◆ TASK ◆
Leave out the pictures, and write out exactly the lines from the beginning of the material to the line holding "import plotly.graph_objects as go", that line included, and nothing else.
[START DATA BLOCK]
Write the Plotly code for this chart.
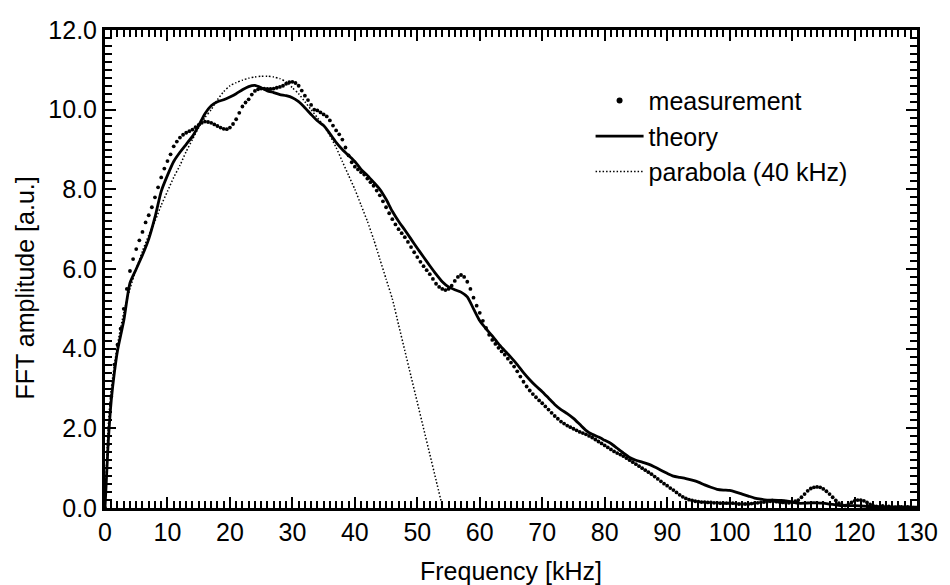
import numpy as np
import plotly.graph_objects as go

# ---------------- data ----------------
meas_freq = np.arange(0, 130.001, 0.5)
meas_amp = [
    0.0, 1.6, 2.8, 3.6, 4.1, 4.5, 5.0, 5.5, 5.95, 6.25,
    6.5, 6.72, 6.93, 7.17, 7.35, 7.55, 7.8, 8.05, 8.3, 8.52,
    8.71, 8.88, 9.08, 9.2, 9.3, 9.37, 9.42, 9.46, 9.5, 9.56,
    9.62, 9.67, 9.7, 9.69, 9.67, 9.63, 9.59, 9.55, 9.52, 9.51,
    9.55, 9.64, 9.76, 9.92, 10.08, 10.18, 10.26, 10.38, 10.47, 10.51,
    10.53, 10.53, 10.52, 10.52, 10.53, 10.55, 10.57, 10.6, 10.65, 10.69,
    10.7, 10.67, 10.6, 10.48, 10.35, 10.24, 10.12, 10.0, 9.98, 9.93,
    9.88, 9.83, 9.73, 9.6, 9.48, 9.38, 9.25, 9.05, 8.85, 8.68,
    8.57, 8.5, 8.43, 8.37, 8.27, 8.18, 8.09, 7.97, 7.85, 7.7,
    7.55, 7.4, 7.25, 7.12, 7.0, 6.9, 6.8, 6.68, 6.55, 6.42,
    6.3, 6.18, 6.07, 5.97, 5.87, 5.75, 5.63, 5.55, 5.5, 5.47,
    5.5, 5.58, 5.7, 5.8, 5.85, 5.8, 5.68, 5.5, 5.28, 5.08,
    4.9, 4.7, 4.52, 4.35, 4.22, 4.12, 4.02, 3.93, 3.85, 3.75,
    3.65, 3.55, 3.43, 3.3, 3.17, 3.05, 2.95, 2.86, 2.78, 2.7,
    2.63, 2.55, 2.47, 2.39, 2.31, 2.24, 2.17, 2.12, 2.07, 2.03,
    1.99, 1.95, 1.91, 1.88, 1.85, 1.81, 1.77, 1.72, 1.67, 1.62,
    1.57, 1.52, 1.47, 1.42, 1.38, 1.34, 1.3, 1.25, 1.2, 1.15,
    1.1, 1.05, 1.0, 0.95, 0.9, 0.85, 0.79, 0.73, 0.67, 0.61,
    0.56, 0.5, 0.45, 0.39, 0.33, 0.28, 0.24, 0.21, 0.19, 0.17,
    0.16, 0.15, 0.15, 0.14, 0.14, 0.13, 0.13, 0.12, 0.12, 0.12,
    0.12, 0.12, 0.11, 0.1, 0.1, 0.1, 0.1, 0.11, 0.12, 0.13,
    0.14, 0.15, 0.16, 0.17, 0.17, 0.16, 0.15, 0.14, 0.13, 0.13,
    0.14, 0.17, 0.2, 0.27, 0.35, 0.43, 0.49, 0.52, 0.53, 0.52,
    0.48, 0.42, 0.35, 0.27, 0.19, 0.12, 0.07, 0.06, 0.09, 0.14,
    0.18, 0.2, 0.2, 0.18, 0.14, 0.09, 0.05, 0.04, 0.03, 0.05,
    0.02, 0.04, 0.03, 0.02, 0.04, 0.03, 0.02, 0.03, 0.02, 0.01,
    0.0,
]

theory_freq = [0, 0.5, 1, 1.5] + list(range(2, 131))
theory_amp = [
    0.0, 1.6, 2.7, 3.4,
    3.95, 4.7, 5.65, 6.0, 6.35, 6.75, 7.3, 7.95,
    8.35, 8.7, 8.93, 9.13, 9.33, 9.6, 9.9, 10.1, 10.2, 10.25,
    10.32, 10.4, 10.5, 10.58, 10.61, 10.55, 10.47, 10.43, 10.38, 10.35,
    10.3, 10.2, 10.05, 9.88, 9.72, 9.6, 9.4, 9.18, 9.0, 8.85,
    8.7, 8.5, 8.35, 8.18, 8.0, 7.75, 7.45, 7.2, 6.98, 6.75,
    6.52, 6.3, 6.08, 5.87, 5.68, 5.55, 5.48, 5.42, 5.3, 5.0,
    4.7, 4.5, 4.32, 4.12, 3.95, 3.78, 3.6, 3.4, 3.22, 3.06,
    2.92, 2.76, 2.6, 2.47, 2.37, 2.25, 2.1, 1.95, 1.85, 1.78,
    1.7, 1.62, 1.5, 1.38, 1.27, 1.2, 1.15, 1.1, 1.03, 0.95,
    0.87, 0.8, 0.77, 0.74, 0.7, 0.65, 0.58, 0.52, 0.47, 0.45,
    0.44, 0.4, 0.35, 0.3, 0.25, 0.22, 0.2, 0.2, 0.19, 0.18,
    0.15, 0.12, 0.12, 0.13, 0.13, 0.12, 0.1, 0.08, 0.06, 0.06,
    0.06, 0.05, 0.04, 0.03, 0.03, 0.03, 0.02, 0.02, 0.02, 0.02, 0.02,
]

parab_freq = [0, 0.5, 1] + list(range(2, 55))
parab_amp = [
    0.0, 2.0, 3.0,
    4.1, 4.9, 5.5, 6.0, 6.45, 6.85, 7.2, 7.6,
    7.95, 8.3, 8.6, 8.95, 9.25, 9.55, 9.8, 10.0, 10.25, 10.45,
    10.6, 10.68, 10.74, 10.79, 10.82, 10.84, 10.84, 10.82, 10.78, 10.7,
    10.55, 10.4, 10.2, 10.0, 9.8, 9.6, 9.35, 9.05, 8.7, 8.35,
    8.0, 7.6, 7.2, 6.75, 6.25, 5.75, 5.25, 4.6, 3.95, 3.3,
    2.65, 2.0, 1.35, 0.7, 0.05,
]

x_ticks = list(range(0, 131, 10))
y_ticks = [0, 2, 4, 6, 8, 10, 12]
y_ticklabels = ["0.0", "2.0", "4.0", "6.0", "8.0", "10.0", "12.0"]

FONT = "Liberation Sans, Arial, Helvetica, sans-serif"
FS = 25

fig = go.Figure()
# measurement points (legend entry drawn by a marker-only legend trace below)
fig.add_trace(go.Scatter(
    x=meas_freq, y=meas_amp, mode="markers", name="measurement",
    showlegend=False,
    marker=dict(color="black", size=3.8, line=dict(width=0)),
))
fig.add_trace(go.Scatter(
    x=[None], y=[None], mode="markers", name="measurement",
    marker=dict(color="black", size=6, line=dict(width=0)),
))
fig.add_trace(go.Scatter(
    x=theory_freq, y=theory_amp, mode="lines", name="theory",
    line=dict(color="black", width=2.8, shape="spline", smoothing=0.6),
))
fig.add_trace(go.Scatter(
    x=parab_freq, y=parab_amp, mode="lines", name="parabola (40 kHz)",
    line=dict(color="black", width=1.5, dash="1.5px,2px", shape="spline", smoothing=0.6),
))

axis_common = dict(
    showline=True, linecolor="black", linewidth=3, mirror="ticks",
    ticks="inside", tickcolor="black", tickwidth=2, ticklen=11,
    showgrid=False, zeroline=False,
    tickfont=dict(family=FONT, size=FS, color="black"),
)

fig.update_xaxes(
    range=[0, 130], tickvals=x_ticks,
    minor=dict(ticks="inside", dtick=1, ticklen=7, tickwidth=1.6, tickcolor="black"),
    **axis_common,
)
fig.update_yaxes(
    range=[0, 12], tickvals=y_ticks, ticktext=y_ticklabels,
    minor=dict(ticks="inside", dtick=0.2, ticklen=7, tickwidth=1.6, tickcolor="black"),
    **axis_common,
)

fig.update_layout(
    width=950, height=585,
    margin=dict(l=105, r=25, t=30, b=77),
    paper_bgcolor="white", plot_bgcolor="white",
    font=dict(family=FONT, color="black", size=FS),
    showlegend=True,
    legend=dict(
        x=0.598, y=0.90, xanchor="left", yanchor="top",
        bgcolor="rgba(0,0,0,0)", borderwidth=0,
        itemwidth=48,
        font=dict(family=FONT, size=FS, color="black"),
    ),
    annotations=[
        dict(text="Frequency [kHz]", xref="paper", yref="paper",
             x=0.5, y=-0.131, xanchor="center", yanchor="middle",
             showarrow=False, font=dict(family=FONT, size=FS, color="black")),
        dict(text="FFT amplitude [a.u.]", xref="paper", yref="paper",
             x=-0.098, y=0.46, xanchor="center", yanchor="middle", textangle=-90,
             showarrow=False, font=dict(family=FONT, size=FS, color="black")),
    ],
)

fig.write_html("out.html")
[END DATA BLOCK]
◆ PROBLEM SOLUTION ◆
Write the Plotly code for this chart.
import numpy as np
import plotly.graph_objects as go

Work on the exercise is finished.